● Task requirements
Copy each line of the data below exactly, leaving out pictures.

━━ Material provided

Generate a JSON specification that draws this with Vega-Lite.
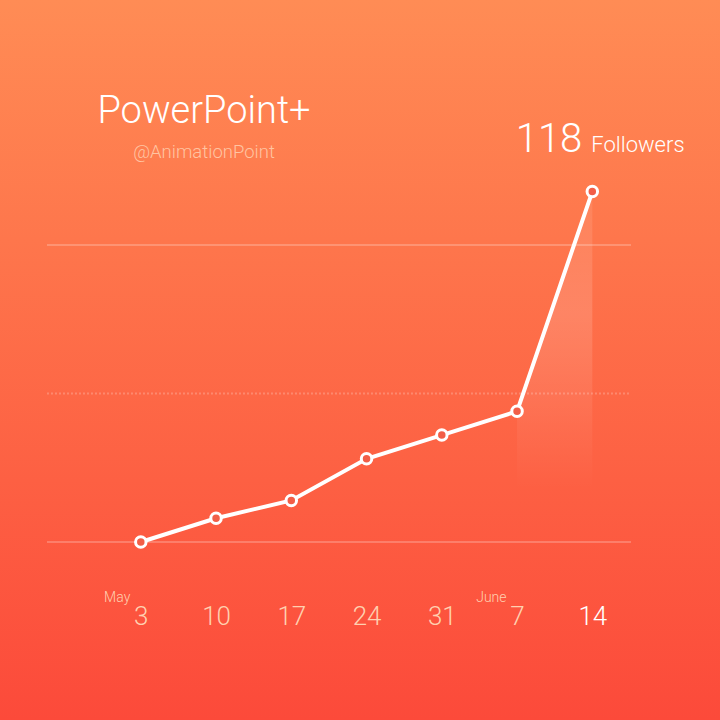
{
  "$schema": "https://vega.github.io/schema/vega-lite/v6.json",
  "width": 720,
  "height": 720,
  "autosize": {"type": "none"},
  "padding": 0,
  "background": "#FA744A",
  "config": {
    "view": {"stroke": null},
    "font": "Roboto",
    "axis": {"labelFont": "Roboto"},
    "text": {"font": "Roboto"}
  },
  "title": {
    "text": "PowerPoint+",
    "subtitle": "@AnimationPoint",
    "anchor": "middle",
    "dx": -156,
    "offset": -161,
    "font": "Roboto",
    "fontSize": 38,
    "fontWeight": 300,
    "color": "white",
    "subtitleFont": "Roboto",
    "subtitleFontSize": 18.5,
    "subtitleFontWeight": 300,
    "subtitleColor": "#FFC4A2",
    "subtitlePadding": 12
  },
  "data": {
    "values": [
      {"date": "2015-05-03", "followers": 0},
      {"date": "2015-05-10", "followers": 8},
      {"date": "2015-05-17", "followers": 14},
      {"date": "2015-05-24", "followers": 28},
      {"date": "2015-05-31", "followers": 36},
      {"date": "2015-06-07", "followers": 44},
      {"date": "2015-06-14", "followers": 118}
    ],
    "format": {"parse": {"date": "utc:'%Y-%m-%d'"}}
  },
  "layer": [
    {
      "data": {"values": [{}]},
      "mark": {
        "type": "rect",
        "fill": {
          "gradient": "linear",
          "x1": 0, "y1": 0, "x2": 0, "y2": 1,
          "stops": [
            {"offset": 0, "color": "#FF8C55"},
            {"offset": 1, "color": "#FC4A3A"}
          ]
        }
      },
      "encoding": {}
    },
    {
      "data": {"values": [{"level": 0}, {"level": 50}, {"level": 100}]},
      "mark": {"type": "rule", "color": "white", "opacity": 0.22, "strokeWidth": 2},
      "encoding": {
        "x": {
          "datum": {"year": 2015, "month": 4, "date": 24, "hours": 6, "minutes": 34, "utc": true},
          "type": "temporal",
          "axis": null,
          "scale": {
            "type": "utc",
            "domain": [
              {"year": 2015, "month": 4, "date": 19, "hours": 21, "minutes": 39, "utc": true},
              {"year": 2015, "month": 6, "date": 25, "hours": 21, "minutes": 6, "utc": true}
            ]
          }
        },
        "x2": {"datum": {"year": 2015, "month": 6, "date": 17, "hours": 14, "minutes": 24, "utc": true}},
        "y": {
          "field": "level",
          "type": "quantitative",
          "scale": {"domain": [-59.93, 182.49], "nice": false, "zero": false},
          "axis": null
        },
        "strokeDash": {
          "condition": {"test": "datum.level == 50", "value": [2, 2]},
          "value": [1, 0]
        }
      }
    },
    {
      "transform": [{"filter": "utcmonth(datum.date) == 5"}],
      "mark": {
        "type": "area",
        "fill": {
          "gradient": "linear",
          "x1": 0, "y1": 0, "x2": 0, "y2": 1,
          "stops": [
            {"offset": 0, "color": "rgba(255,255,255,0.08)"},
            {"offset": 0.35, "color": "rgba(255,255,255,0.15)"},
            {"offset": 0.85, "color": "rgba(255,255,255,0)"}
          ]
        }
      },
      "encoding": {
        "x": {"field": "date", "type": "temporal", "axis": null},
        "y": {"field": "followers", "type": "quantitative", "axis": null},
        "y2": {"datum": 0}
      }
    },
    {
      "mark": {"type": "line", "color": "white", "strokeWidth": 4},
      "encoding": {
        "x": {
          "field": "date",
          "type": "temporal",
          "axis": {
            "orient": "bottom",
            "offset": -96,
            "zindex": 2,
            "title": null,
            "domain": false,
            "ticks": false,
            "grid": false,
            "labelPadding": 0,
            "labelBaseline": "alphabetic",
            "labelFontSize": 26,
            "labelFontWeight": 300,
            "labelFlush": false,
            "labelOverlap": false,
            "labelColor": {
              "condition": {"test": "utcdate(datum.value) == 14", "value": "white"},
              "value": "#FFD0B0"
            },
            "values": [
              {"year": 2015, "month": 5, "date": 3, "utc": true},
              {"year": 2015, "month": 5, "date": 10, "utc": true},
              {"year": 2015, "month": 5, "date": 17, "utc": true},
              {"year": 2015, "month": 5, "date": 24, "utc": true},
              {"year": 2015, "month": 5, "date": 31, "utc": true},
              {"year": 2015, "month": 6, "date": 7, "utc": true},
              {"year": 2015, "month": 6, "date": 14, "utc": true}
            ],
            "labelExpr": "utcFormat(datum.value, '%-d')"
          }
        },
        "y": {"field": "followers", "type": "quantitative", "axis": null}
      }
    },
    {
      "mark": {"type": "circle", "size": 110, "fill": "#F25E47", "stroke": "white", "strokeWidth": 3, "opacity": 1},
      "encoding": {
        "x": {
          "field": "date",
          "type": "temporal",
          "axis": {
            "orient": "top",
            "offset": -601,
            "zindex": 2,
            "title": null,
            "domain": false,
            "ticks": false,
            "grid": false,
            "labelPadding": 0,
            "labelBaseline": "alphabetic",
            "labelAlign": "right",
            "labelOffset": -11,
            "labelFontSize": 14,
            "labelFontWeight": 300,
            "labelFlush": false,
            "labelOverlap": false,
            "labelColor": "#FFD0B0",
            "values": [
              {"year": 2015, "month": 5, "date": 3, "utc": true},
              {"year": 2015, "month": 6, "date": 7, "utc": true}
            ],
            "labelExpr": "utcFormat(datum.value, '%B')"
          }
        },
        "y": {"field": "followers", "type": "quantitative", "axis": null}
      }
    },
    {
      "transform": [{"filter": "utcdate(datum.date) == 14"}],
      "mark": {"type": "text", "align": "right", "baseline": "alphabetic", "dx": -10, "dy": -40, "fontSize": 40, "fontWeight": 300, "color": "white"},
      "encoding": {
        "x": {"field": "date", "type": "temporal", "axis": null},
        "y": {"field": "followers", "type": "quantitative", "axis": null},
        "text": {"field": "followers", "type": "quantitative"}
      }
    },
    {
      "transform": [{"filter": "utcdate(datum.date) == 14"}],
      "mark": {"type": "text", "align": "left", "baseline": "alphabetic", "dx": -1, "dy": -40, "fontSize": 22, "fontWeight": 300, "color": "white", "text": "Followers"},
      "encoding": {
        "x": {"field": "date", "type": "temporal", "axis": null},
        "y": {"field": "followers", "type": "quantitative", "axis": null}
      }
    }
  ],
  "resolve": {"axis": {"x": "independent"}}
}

━━━━

● The output
Generate a JSON specification that draws this with Vega-Lite.
{
  "$schema": "https://vega.github.io/schema/vega-lite/v6.json",
  "width": 720,
  "height": 720,
  "autosize": {"type": "none"},
  "padding": 0,
  "background": "#FA744A",
  "config": {
    "view": {"stroke": null},
    "font": "Roboto",
    "axis": {"labelFont": "Roboto"},
    "text": {"font": "Roboto"}
  },
  "title": {
    "text": "PowerPoint+",
    "subtitle": "@AnimationPoint",
    "anchor": "middle",
    "dx": -156,
    "offset": -161,
    "font": "Roboto",
    "fontSize": 38,
    "fontWeight": 300,
    "color": "white",
    "subtitleFont": "Roboto",
    "subtitleFontSize": 18.5,
    "subtitleFontWeight": 300,
    "subtitleColor": "#FFC4A2",
    "subtitlePadding": 12
  },
  "data": {
    "values": [
      {"date": "2015-05-03", "followers": 0},
      {"date": "2015-05-10", "followers": 8},
      {"date": "2015-05-17", "followers": 14},
      {"date": "2015-05-24", "followers": 28},
      {"date": "2015-05-31", "followers": 36},
      {"date": "2015-06-07", "followers": 44},
      {"date": "2015-06-14", "followers": 118}
    ],
    "format": {"parse": {"date": "utc:'%Y-%m-%d'"}}
  },
  "layer": [
    {
      "data": {"values": [{}]},
      "mark": {
        "type": "rect",
        "fill": {
          "gradient": "linear",
          "x1": 0, "y1": 0, "x2": 0, "y2": 1,
          "stops": [
            {"offset": 0, "color": "#FF8C55"},
            {"offset": 1, "color": "#FC4A3A"}
          ]
        }
      },
      "encoding": {}
    },
    {
      "data": {"values": [{"level": 0}, {"level": 50}, {"level": 100}]},
      "mark": {"type": "rule", "color": "white", "opacity": 0.22, "strokeWidth": 2},
      "encoding": {
        "x": {
          "datum": {"year": 2015, "month": 4, "date": 24, "hours": 6, "minutes": 34, "utc": true},
          "type": "temporal",
          "axis": null,
          "scale": {
            "type": "utc",
            "domain": [
              {"year": 2015, "month": 4, "date": 19, "hours": 21, "minutes": 39, "utc": true},
              {"year": 2015, "month": 6, "date": 25, "hours": 21, "minutes": 6, "utc": true}
            ]
          }
        },
        "x2": {"datum": {"year": 2015, "month": 6, "date": 17, "hours": 14, "minutes": 24, "utc": true}},
        "y": {
          "field": "level",
          "type": "quantitative",
          "scale": {"domain": [-59.93, 182.49], "nice": false, "zero": false},
          "axis": null
        },
        "strokeDash": {
          "condition": {"test": "datum.level == 50", "value": [2, 2]},
          "value": [1, 0]
        }
      }
    },
    {
      "transform": [{"filter": "utcmonth(datum.date) == 5"}],
      "mark": {
        "type": "area",
        "fill": {
          "gradient": "linear",
          "x1": 0, "y1": 0, "x2": 0, "y2": 1,
          "stops": [
            {"offset": 0, "color": "rgba(255,255,255,0.08)"},
            {"offset": 0.35, "color": "rgba(255,255,255,0.15)"},
            {"offset": 0.85, "color": "rgba(255,255,255,0)"}
          ]
        }
      },
      "encoding": {
        "x": {"field": "date", "type": "temporal", "axis": null},
        "y": {"field": "followers", "type": "quantitative", "axis": null},
        "y2": {"datum": 0}
      }
    },
    {
      "mark": {"type": "line", "color": "white", "strokeWidth": 4},
      "encoding": {
        "x": {
          "field": "date",
          "type": "temporal",
          "axis": {
            "orient": "bottom",
            "offset": -96,
            "zindex": 2,
            "title": null,
            "domain": false,
            "ticks": false,
            "grid": false,
            "labelPadding": 0,
            "labelBaseline": "alphabetic",
            "labelFontSize": 26,
            "labelFontWeight": 300,
            "labelFlush": false,
            "labelOverlap": false,
            "labelColor": {
              "condition": {"test": "utcdate(datum.value) == 14", "value": "white"},
              "value": "#FFD0B0"
            },
            "values": [
              {"year": 2015, "month": 5, "date": 3, "utc": true},
              {"year": 2015, "month": 5, "date": 10, "utc": true},
              {"year": 2015, "month": 5, "date": 17, "utc": true},
              {"year": 2015, "month": 5, "date": 24, "utc": true},
              {"year": 2015, "month": 5, "date": 31, "utc": true},
              {"year": 2015, "month": 6, "date": 7, "utc": true},
              {"year": 2015, "month": 6, "date": 14, "utc": true}
            ],
            "labelExpr": "utcFormat(datum.value, '%-d')"
          }
        },
        "y": {"field": "followers", "type": "quantitative", "axis": null}
      }
    },
    {
      "mark": {"type": "circle", "size": 110, "fill": "#F25E47", "stroke": "white", "strokeWidth": 3, "opacity": 1},
      "encoding": {
        "x": {
          "field": "date",
          "type": "temporal",
          "axis": {
            "orient": "top",
            "offset": -601,
            "zindex": 2,
            "title": null,
            "domain": false,
            "ticks": false,
            "grid": false,
            "labelPadding": 0,
            "labelBaseline": "alphabetic",
            "labelAlign": "right",
            "labelOffset": -11,
            "labelFontSize": 14,
            "labelFontWeight": 300,
            "labelFlush": false,
            "labelOverlap": false,
            "labelColor": "#FFD0B0",
            "values": [
              {"year": 2015, "month": 5, "date": 3, "utc": true},
              {"year": 2015, "month": 6, "date": 7, "utc": true}
            ],
            "labelExpr": "utcFormat(datum.value, '%B')"
          }
        },
        "y": {"field": "followers", "type": "quantitative", "axis": null}
      }
    },
    {
      "transform": [{"filter": "utcdate(datum.date) == 14"}],
      "mark": {"type": "text", "align": "right", "baseline": "alphabetic", "dx": -10, "dy": -40, "fontSize": 40, "fontWeight": 300, "color": "white"},
      "encoding": {
        "x": {"field": "date", "type": "temporal", "axis": null},
        "y": {"field": "followers", "type": "quantitative", "axis": null},
        "text": {"field": "followers", "type": "quantitative"}
      }
    },
    {
      "transform": [{"filter": "utcdate(datum.date) == 14"}],
      "mark": {"type": "text", "align": "left", "baseline": "alphabetic", "dx": -1, "dy": -40, "fontSize": 22, "fontWeight": 300, "color": "white", "text": "Followers"},
      "encoding": {
        "x": {"field": "date", "type": "temporal", "axis": null},
        "y": {"field": "followers", "type": "quantitative", "axis": null}
      }
    }
  ],
  "resolve": {"axis": {"x": "independent"}}
}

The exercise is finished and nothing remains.